Signs Of Life was recorded in three locations: Vance’s Pilgrim studio at home on the shores of Loch Tay in Highland Perthshire, another recording set-up in a nearby Dunvarlich House, and at Plan B’s Kings X studio in London. The album was written and played more or less entirely by Vance, with able assistance from young Northern Irish producer Gareth Dunlop. Serendipitously, Dunlop had been inspired on his career path by a chance encounter with Vance many years before.

“When I was around 14 years-old I wandered into a coffee shop in Belfast and saw Foy playing in the corner,” Dunlop explains. “I was completely spellbound by what I heard. It was a lightbulb moment that sent me on the road of wanting to discover my own voice and musicality.

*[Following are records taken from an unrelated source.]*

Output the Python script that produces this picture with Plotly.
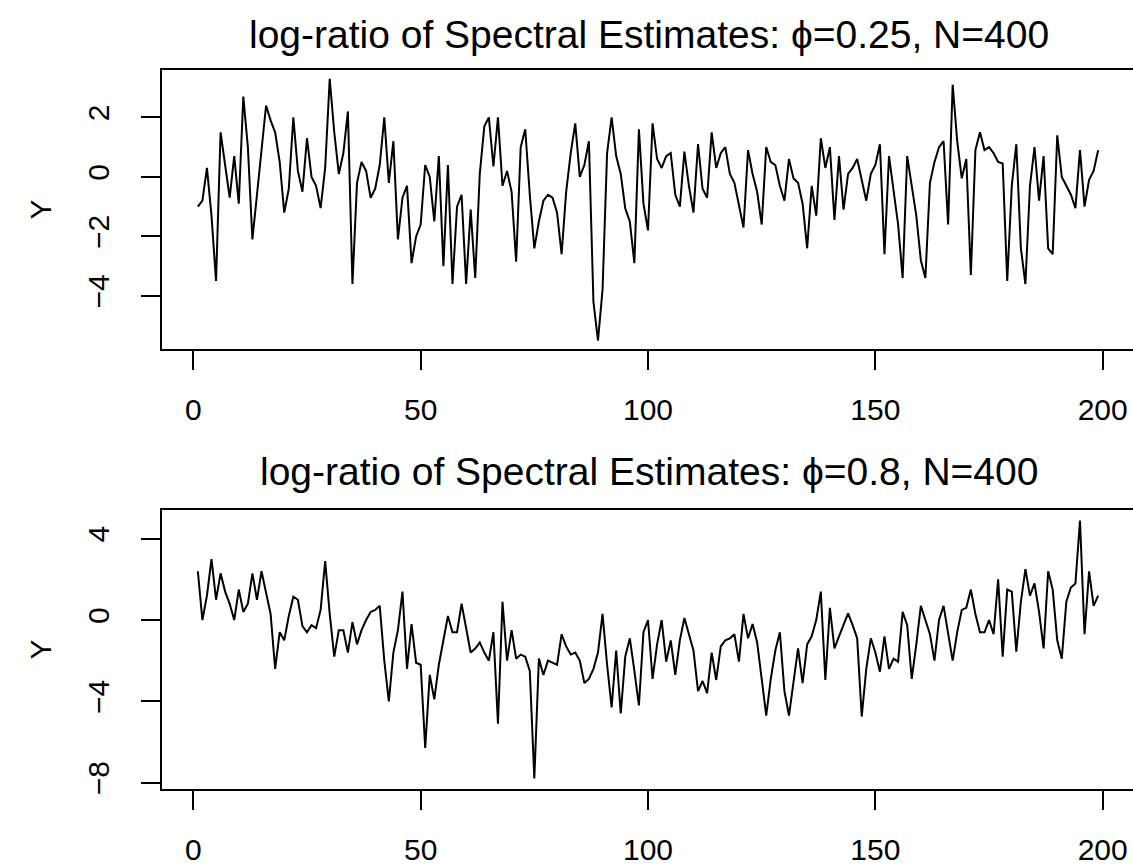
import plotly.graph_objects as go

W, H = 1133, 868

idx = list(range(1, 200))

y_phi025 = [
    -1.0, -0.8, 0.3, -1.3, -3.5, 1.5, 0.4, -0.7, 0.7, -0.9,
    2.7, 1.0, -2.1, -0.6, 1.0, 2.4, 1.9, 1.5, 0.5, -1.2,
    -0.4, 2.0, 0.2, -0.5, 1.3, 0.0, -0.3, -1.05, 0.3, 3.3,
    1.5, 0.1, 0.8, 2.2, -3.6, -0.2, 0.5, 0.2, -0.7, -0.4,
    0.4, 2.0, -0.2, 1.2, -2.1, -0.7, -0.3, -2.9, -2.0, -1.6,
    0.4, 0.0, -1.5, 0.7, -3.0, 0.4, -3.6, -1.0, -0.6, -3.6,
    -1.1, -3.4, 0.1, 1.7, 2.0, 0.35, 2.0, -0.3, 0.2, -0.5,
    -2.85, 1.0, 1.6, -0.6, -2.4, -1.5, -0.8, -0.6, -0.7, -1.2,
    -2.6, -0.5, 0.8, 1.8, 0.0, 0.4, 1.2, -4.2, -5.5, -3.8,
    0.8, 2.0, 0.7, 0.1, -1.06, -1.5, -2.9, 1.6, -0.9, -1.8,
    1.8, 0.6, 0.3, 0.7, 0.8, -0.6, -1.0, 0.85, -0.3, -1.2,
    1.1, -0.4, -0.7, 1.5, 0.3, 0.8, 1.0, 0.1, -0.2, -0.9,
    -1.7, 0.9, 0.1, -0.5, -1.6, 1.0, 0.5, 0.4, -0.3, -0.8,
    0.6, -0.05, -0.2, -0.9, -2.4, -0.3, -1.3, 1.3, 0.3, 1.0,
    -1.45, 0.7, -1.1, 0.1, 0.3, 0.6, -0.1, -0.8, 0.1, 0.4,
    1.1, -2.6, 0.7, -0.5, -1.6, -3.4, 0.7, -0.3, -1.3, -2.8,
    -3.4, -0.2, 0.5, 1.0, 1.2, -1.6, 3.1, 1.2, -0.05, 0.6,
    -3.3, 0.9, 1.5, 0.9, 1.0, 0.8, 0.5, 0.45, -3.5, -0.3,
    1.1, -2.4, -3.6, -0.3, 1.0, -0.8, 0.7, -2.4, -2.6, 1.4,
    0.0, -0.3, -0.6, -1.05, 0.9, -1.0, -0.1, 0.2, 0.9,
]

y_phi08 = [
    2.4, 0.0, 1.2, 3.0, 1.0, 2.3, 1.4, 0.8, 0.0, 1.5,
    0.4, 0.8, 2.3, 1.0, 2.4, 1.4, 0.3, -2.4, -0.6, -1.0,
    0.2, 1.15, 1.0, -0.3, -0.6, -0.25, -0.4, 0.5, 2.9, 0.3,
    -1.8, -0.5, -0.5, -1.6, -0.1, -1.2, -0.5, 0.0, 0.4, 0.5,
    0.7, -2.0, -4.0, -1.6, -0.5, 1.4, -2.4, -0.2, -2.1, -2.2,
    -6.3, -2.7, -3.9, -2.2, -0.9, 0.2, -0.6, -0.6, 0.8, -0.4,
    -1.6, -1.4, -1.1, -1.6, -2.0, -0.6, -5.1, 0.9, -2.0, -0.5,
    -1.9, -1.7, -1.8, -2.5, -7.8, -1.9, -2.7, -2.0, -2.1, -2.2,
    -0.7, -1.3, -1.7, -1.6, -2.0, -3.1, -2.9, -2.4, -1.6, 0.3,
    -2.2, -4.3, -1.5, -4.6, -1.8, -0.9, -2.5, -4.2, -0.6, 0.0,
    -2.9, -1.2, 0.0, -2.05, -1.0, -2.7, -1.0, 0.1, -0.7, -1.5,
    -3.5, -3.0, -3.6, -1.6, -2.95, -1.3, -1.0, -0.9, -0.7, -2.05,
    0.3, -0.9, -0.2, -1.1, -2.9, -4.7, -2.9, -1.5, -0.6, -3.5,
    -4.7, -2.9, -1.4, -3.1, -1.2, -0.8, 0.0, 1.4, -2.95, 0.6,
    -1.4, -0.8, -0.25, 0.33, -0.25, -0.9, -4.75, -2.4, -0.9, -1.6,
    -2.54, -0.8, -2.4, -1.9, -2.05, 0.4, -0.25, -2.9, -1.2, 0.7,
    0.0, -0.7, -2.0, 0.0, 0.7, -0.7, -2.0, -0.6, 0.5, 0.6,
    1.5, 0.3, -0.6, -0.6, 0.0, -0.7, 2.0, -1.8, 1.5, 1.4,
    -1.56, 0.9, 2.5, 1.2, 1.8, 0.4, -1.4, 2.4, 1.5, -1.0,
    -1.9, 0.9, 1.6, 1.8, 4.9, -0.7, 2.4, 0.7, 1.2,
]

titles = ["log-ratio of Spectral Estimates: \u03d5=0.25, N=400",
          "log-ratio of Spectral Estimates: \u03d5=0.8, N=400"]
x_ticks = [0, 50, 100, 150, 200]
y_ticks_top = [-4, -2, 0, 2]
y_ticks_bot = [-8, -4, 0, 4]


def px_x(p):
    return p / W


def px_y(p):
    return 1 - p / H


FONT = "Liberation Sans, Arial, sans-serif"

fig = go.Figure()
fig.add_trace(go.Scatter(x=idx, y=y_phi025, mode="lines",
                         line=dict(color="black", width=2),
                         xaxis="x", yaxis="y", showlegend=False))
fig.add_trace(go.Scatter(x=idx, y=y_phi08, mode="lines",
                         line=dict(color="black", width=2),
                         xaxis="x2", yaxis="y2", showlegend=False))

axis_common = dict(showline=True, mirror=True, linecolor="black", linewidth=2,
                   ticks="outside", ticklen=19, tickwidth=2, tickcolor="black",
                   showgrid=False, zeroline=False, automargin=False,
                   tickfont=dict(family=FONT, size=30, color="black"))

xdom = [px_x(161.7), 1.0]
xrange = [-6.95, 206.66]

fig.update_layout(
    width=W, height=H, template="none",
    margin=dict(l=0, r=0, t=0, b=0),
    paper_bgcolor="white", plot_bgcolor="white",
    xaxis=dict(domain=xdom, range=xrange, tickvals=x_ticks, anchor="y",
               ticklabelstandoff=14, **axis_common),
    yaxis=dict(domain=[px_y(349.3), px_y(69.7)], range=[-5.795, 3.603],
               tickvals=y_ticks_top, anchor="x", tickangle=-90,
               ticklabelstandoff=20, **axis_common),
    xaxis2=dict(domain=xdom, range=xrange, tickvals=x_ticks, anchor="y2",
                ticklabelstandoff=14, **axis_common),
    yaxis2=dict(domain=[px_y(789.3), px_y(509.7)], range=[-8.33, 5.43],
                tickvals=y_ticks_bot, anchor="x2", tickangle=-90,
                ticklabelstandoff=20, **axis_common),
)

annos = []
for t, yc in zip(titles, [35, 471]):
    annos.append(dict(text=t, x=px_x(648.7), y=px_y(yc), xref="paper", yref="paper",
                      xanchor="center", yanchor="middle", showarrow=False,
                      font=dict(family=FONT, size=39, color="black")))
for yc in [209.5, 649.5]:
    annos.append(dict(text="Y", x=px_x(40), y=px_y(yc), xref="paper", yref="paper",
                      xanchor="center", yanchor="middle", showarrow=False, textangle=-90,
                      font=dict(family=FONT, size=30, color="black")))
fig.update_layout(annotations=annos)

fig.write_html("out.html")
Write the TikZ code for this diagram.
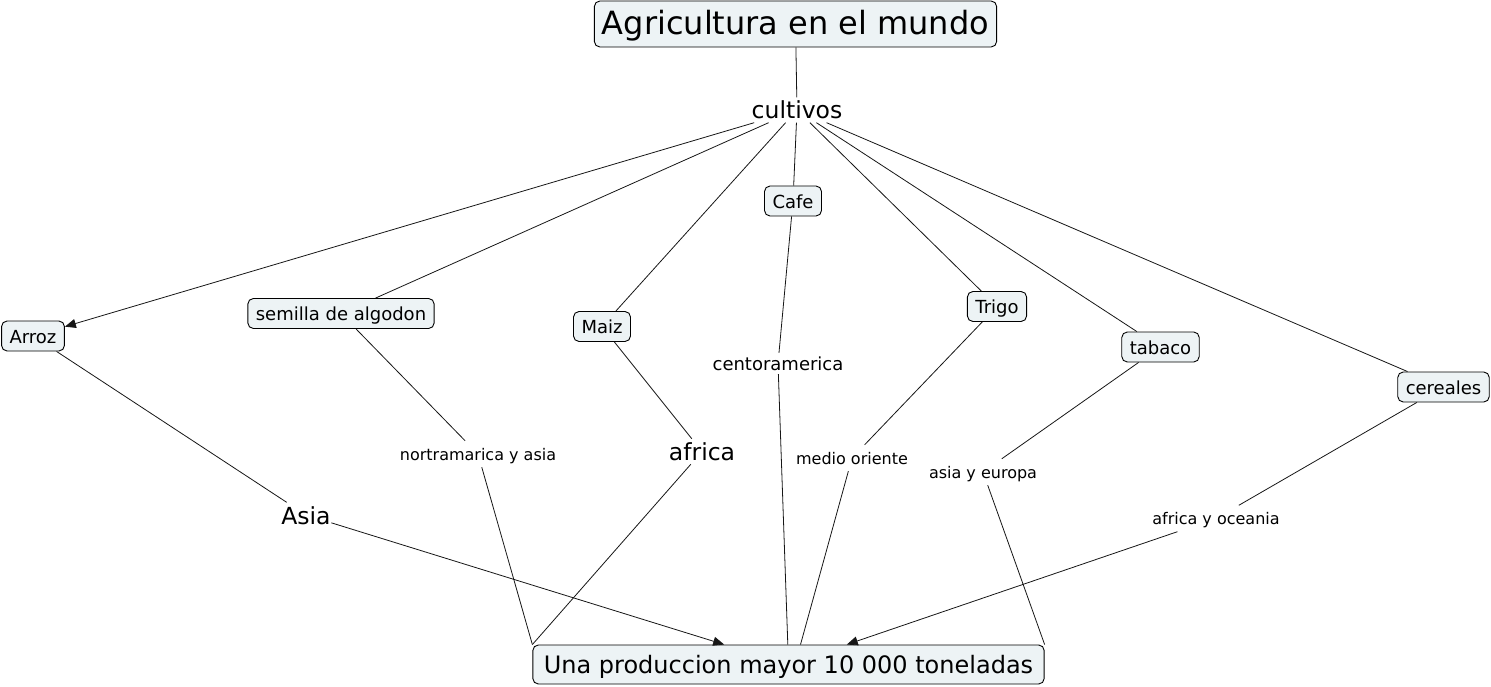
\documentclass[tikz,border=0pt]{standalone}
\usepackage{fontspec}
\setmainfont{DejaVu Sans}
\usetikzlibrary{arrows.meta}
\definecolor{ink}{HTML}{000000}
\definecolor{pale}{HTML}{EDF3F5}
\definecolor{wire}{HTML}{161616}
\tikzset{
  box/.style={draw=ink,line width=0.9pt,rounded corners=5.5pt,fill=pale,align=center,
    font=\fontsize{18}{20}\selectfont,inner xsep=8pt,inner ysep=6pt,
    text height=16pt,text depth=2pt},
  titlebox/.style={box,font=\fontsize{32}{35}\selectfont,inner xsep=7.5pt,inner ysep=7pt,
    text height=27pt,text depth=5pt},
  prodbox/.style={box,font=\fontsize{24}{27}\selectfont,inner xsep=11pt,inner ysep=7.5pt,
    text height=20.75pt,text depth=3.25pt},
  phrase/.style={font=\fontsize{16}{18}\selectfont,inner xsep=2pt,inner ysep=5pt,
    text height=14pt,text depth=2pt},
  midphrase/.style={phrase,font=\fontsize{18}{20}\selectfont,inner ysep=1.5pt,
    text height=15.5pt,text depth=2.5pt},
  bigphrase/.style={font=\fontsize{23.5}{26}\selectfont,inner xsep=0.5pt,inner ysep=1pt,
    text height=20.5pt,text depth=2.5pt},
  link/.style={draw=wire,line width=0.8pt},
  arr/.style={link,-{Triangle[length=11pt,width=9pt]}},
}
\begin{document}
\begin{tikzpicture}[x=1pt,y=-1pt]
  \useasboundingbox (0,0) rectangle (1491,687);
  \node[titlebox] (mundo) at (795.5,24) {Agricultura en el mundo};
  \node[bigphrase] (cultivos) at (797,110) {cultivos};
  \node[box] (arroz) at (33,336) {Arroz};
  \node[box] (semilla) at (341,313.5) {semilla de algodon};
  \node[box] (maiz) at (602,326.5) {Maiz};
  \node[box] (cafe) at (793,201) {Cafe};
  \node[box] (trigo) at (997,306.5) {Trigo};
  \node[box] (tabaco) at (1160.5,347) {tabaco};
  \node[box] (cereales) at (1443.5,387) {cereales};
  \node[bigphrase] (asia) at (306,515) {Asia};
  \node[phrase] (nortasia) at (478,454) {nortramarica y asia};
  \node[bigphrase] (africa) at (702,451.5) {africa};
  \node[midphrase] (centro) at (778,363.5) {centoramerica};
  \node[phrase] (medio) at (852,458) {medio oriente};
  \node[phrase] (asiaeur) at (983,472) {asia y europa};
  \node[phrase] (afroce) at (1216,518.5) {africa y oceania};
  \node[prodbox] (prod) at (788.5,664.5) {Una produccion mayor 10 000 toneladas};
  \draw[link] (mundo) -- (cultivos);
  \draw[arr] (cultivos) -- (arroz);
  \foreach \c in {semilla,maiz,cafe,trigo,tabaco,cereales}{
    \draw[link] (cultivos) -- (\c);
  }
  \foreach \c/\p in {arroz/asia,semilla/nortasia,maiz/africa,cafe/centro,trigo/medio,tabaco/asiaeur,cereales/afroce}{
    \draw[link] (\c) -- (\p);
  }
  \draw[arr] (asia) -- (prod);
  \draw[arr] (afroce) -- (prod);
  \draw[link] (nortasia) -- (prod.north west);
  \draw[link] (africa) -- (prod.north west);
  \draw[link] (centro) -- (prod);
  \draw[link] (medio) -- ([xshift=12pt]prod.north);
  \draw[link] (asiaeur) -- (prod.north east);
\end{tikzpicture}
\end{document}
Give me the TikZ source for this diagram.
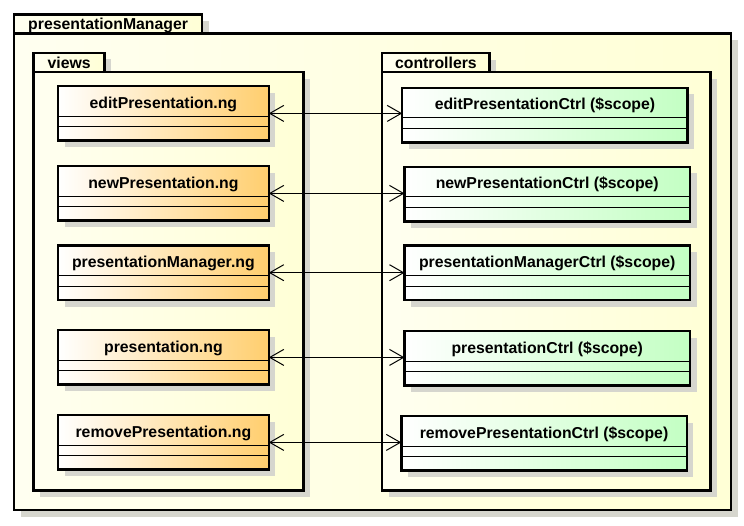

I would never have imagined that I would be co-producing a record with him 18 years later, and that I would be just as inspired and spellbound by what he does.”

Created out of the grimness of 2020, Signs of Life is an album of dawn after darkness, hope after despair, engagement after isolation, uplift after lockdown. It comes in bold sleeve artwork that reflects Vance’s desire to embrace all sides of everything, all humanity’s textures. Shot on a 160-year-old camera which does arresting things with colours and shading, the back image is of Vance as a bare-chested, bare-knuckle boxer. On the front, he’s in a dress, blonde wig and theatrical make-up.

“They’re just mad, striking images, and I loved the fact that it was male and female. You know, life’s extreme, life’s volatile, life explodes into reality sometimes, and stops just as quick. So to be struck by images on the cover made sense.”

At any time, Foy Vance’s new collection of songs would be a tonic. At this particular time, they can’t arrive a moment too soon. “That’s a huge part of it,” says Vance. “Signs of Life is about re-emergence – me in my own soft revolution, the world re-emerging in what we’re about to see as we hopefully go back to some semblance of normality. But just life in general – flowers growing through the cracks in Chernobyl. Life finds a way, doesn’t it?”